Omit all images, then repeat exactly the lines below from the one containing "Output the web" through the one containing "const yTicks = [0,3000,6000,9000,12000,15000,18000];", both ends included.

──────── EXERCISE MATERIAL

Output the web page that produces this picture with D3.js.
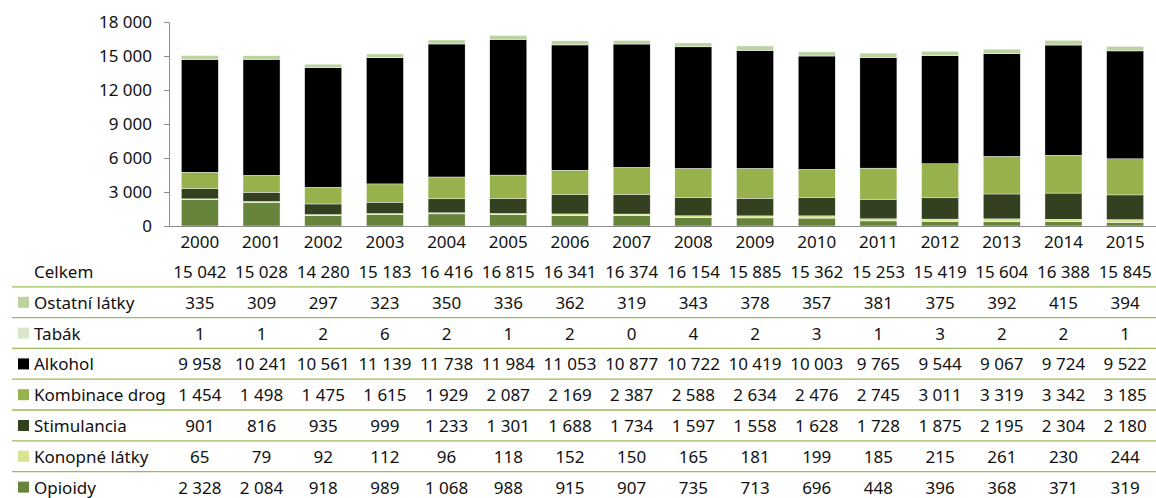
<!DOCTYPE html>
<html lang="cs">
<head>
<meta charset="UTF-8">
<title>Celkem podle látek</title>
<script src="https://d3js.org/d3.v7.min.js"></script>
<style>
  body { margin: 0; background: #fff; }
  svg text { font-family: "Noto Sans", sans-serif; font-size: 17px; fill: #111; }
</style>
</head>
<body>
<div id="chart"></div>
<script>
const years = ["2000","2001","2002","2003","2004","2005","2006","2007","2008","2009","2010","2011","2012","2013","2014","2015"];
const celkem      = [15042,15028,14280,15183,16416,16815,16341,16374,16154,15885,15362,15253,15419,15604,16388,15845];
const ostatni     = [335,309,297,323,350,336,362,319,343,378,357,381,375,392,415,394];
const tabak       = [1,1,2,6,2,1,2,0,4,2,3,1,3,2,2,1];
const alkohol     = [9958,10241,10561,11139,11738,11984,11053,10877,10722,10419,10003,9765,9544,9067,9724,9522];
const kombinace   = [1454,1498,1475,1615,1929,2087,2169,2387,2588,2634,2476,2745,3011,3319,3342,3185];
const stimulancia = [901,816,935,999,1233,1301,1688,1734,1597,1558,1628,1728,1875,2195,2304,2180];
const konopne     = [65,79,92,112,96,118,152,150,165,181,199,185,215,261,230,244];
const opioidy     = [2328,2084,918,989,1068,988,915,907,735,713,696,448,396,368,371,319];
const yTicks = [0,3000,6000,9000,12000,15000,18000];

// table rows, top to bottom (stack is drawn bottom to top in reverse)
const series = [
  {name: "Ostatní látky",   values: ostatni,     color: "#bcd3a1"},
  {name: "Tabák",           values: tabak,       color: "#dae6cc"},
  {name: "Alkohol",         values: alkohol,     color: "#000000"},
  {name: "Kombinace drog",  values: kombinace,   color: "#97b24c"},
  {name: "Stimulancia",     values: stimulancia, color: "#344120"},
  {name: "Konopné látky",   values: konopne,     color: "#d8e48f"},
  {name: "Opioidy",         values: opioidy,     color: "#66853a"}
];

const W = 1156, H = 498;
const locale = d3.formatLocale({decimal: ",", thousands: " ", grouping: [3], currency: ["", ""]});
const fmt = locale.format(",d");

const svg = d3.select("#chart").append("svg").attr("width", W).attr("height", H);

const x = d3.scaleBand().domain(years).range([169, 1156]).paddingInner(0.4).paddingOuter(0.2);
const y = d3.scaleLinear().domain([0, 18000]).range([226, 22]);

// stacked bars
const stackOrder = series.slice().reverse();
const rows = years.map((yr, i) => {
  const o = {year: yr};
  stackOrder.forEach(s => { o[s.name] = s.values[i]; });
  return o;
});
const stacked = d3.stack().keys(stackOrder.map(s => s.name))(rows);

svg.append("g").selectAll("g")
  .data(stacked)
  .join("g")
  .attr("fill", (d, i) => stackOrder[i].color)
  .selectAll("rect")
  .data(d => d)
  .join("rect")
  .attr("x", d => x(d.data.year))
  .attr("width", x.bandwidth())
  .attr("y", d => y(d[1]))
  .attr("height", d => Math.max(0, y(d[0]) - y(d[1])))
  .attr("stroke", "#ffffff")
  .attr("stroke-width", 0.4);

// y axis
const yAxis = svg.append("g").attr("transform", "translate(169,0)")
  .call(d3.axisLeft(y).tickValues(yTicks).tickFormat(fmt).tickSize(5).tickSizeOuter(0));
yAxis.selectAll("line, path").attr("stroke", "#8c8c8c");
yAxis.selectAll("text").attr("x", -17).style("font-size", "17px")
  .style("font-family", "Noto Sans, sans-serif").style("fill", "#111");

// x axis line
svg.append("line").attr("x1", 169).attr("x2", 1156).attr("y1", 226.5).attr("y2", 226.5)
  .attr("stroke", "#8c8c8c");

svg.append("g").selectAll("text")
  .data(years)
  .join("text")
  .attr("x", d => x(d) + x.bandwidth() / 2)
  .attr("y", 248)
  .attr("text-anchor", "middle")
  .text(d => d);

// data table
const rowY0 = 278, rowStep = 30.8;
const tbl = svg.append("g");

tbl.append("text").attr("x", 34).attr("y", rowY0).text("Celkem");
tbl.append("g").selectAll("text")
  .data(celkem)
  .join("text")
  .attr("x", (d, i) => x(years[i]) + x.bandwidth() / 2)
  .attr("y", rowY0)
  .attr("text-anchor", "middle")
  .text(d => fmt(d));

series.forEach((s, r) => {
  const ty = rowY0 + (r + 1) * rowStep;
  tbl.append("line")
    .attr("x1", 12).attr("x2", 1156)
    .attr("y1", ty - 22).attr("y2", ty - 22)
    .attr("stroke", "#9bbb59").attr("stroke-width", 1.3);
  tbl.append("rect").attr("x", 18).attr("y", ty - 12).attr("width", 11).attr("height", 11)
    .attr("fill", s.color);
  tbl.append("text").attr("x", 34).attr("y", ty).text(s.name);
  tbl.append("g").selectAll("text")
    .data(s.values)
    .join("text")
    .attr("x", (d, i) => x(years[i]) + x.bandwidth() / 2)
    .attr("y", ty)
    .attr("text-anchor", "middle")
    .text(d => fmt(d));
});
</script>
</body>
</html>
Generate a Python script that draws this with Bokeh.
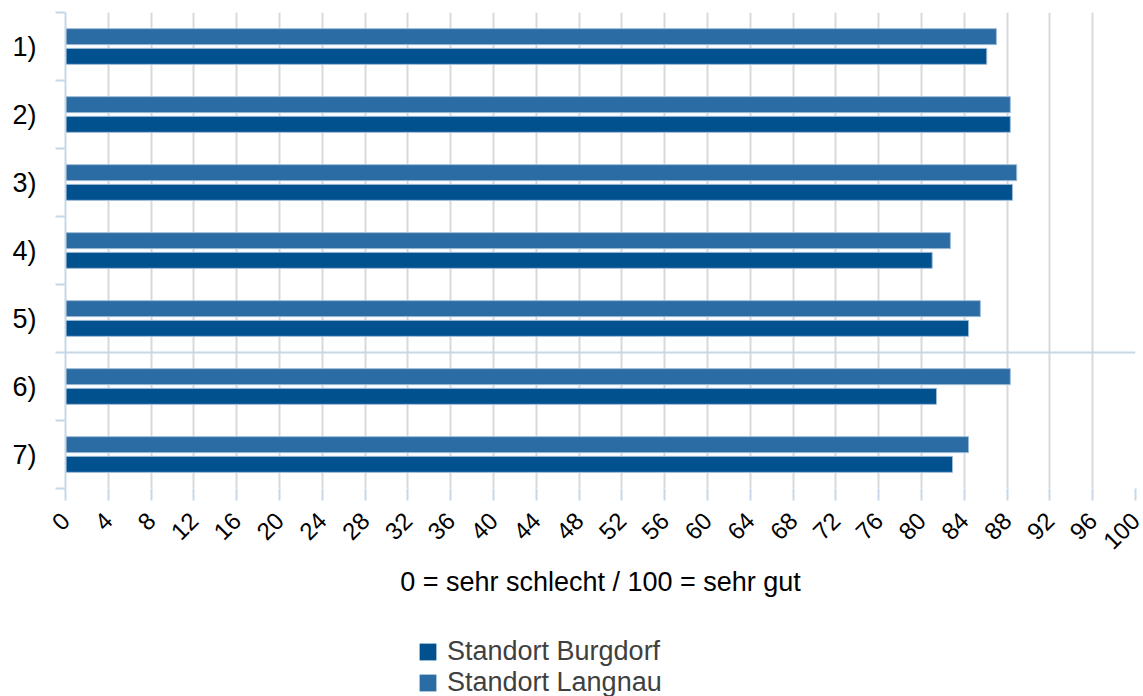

────────────────
──────── EXERCISE MATERIAL

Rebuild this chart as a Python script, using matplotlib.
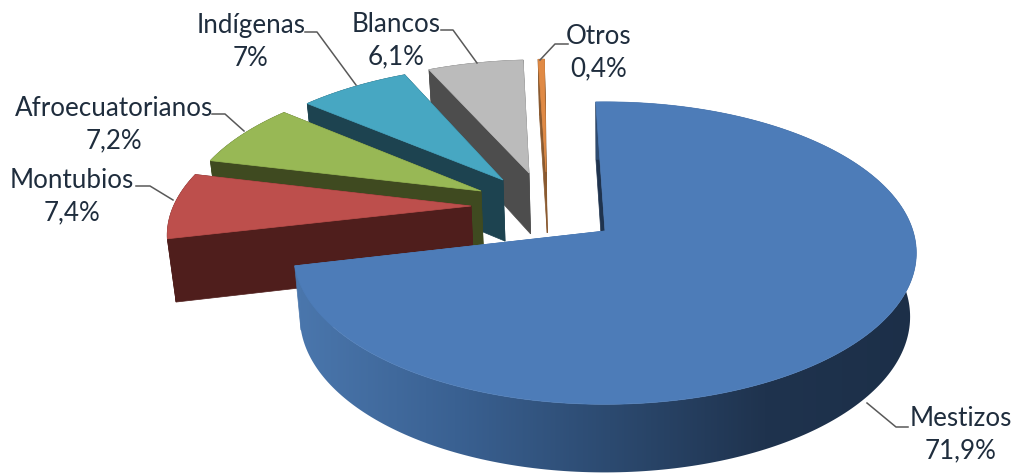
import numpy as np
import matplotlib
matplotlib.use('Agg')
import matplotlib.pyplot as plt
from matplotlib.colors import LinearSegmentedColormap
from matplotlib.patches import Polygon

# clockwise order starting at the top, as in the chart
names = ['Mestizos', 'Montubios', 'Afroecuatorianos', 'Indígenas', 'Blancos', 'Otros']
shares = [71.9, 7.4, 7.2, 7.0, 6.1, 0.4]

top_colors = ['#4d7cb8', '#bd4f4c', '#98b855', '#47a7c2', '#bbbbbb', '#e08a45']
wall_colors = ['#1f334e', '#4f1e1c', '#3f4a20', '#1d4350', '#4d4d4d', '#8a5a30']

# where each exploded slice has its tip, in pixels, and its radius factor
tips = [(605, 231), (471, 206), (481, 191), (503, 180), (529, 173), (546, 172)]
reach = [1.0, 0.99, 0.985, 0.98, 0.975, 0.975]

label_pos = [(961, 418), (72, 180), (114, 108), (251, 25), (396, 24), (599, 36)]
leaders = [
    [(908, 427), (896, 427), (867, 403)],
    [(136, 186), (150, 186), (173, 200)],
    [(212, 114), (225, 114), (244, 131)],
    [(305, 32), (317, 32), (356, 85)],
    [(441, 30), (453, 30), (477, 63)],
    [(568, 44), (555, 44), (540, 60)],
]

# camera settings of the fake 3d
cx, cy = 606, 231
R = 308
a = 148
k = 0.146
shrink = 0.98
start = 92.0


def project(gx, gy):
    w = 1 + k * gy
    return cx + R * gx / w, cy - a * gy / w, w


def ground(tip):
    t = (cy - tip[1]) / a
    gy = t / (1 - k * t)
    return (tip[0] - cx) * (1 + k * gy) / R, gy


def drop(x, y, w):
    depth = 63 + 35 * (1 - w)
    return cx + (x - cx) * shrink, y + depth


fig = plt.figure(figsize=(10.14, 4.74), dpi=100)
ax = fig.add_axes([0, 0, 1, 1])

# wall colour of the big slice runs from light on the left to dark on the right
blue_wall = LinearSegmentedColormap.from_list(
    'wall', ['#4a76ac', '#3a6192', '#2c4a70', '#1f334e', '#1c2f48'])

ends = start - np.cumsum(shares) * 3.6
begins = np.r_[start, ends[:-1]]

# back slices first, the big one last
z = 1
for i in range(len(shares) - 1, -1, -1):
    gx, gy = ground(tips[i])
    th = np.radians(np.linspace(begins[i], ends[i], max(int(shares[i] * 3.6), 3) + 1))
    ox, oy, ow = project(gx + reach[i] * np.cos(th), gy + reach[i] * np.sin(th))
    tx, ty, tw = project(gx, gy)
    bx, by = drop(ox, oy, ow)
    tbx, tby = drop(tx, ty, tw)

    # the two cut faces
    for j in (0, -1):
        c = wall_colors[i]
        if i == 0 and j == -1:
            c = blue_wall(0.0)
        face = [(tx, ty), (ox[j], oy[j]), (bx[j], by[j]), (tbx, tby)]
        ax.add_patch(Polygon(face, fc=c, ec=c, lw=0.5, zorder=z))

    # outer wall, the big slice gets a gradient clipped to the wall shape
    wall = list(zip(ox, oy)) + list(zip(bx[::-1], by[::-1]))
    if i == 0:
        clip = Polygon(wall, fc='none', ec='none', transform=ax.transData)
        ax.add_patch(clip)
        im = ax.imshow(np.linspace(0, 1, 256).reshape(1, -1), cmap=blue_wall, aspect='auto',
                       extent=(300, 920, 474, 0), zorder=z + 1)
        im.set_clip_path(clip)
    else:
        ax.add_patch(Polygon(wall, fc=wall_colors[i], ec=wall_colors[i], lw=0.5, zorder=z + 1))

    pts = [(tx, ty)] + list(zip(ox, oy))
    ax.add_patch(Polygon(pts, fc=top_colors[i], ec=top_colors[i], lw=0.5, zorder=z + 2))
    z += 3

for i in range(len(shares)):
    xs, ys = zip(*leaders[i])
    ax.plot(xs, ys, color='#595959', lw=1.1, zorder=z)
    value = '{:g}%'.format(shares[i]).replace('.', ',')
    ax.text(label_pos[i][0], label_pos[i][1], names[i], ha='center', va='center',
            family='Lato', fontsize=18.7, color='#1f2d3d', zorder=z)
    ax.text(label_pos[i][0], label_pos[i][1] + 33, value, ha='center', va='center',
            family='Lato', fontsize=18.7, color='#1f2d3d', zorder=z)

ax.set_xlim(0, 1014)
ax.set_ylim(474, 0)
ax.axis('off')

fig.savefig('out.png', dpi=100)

────────────────

*RESULT FOR THIS TASK*
Output the web page that produces this picture with D3.js.
<!DOCTYPE html>
<html lang="cs">
<head>
<meta charset="UTF-8">
<title>Celkem podle látek</title>
<script src="https://d3js.org/d3.v7.min.js"></script>
<style>
  body { margin: 0; background: #fff; }
  svg text { font-family: "Noto Sans", sans-serif; font-size: 17px; fill: #111; }
</style>
</head>
<body>
<div id="chart"></div>
<script>
const years = ["2000","2001","2002","2003","2004","2005","2006","2007","2008","2009","2010","2011","2012","2013","2014","2015"];
const celkem      = [15042,15028,14280,15183,16416,16815,16341,16374,16154,15885,15362,15253,15419,15604,16388,15845];
const ostatni     = [335,309,297,323,350,336,362,319,343,378,357,381,375,392,415,394];
const tabak       = [1,1,2,6,2,1,2,0,4,2,3,1,3,2,2,1];
const alkohol     = [9958,10241,10561,11139,11738,11984,11053,10877,10722,10419,10003,9765,9544,9067,9724,9522];
const kombinace   = [1454,1498,1475,1615,1929,2087,2169,2387,2588,2634,2476,2745,3011,3319,3342,3185];
const stimulancia = [901,816,935,999,1233,1301,1688,1734,1597,1558,1628,1728,1875,2195,2304,2180];
const konopne     = [65,79,92,112,96,118,152,150,165,181,199,185,215,261,230,244];
const opioidy     = [2328,2084,918,989,1068,988,915,907,735,713,696,448,396,368,371,319];
const yTicks = [0,3000,6000,9000,12000,15000,18000];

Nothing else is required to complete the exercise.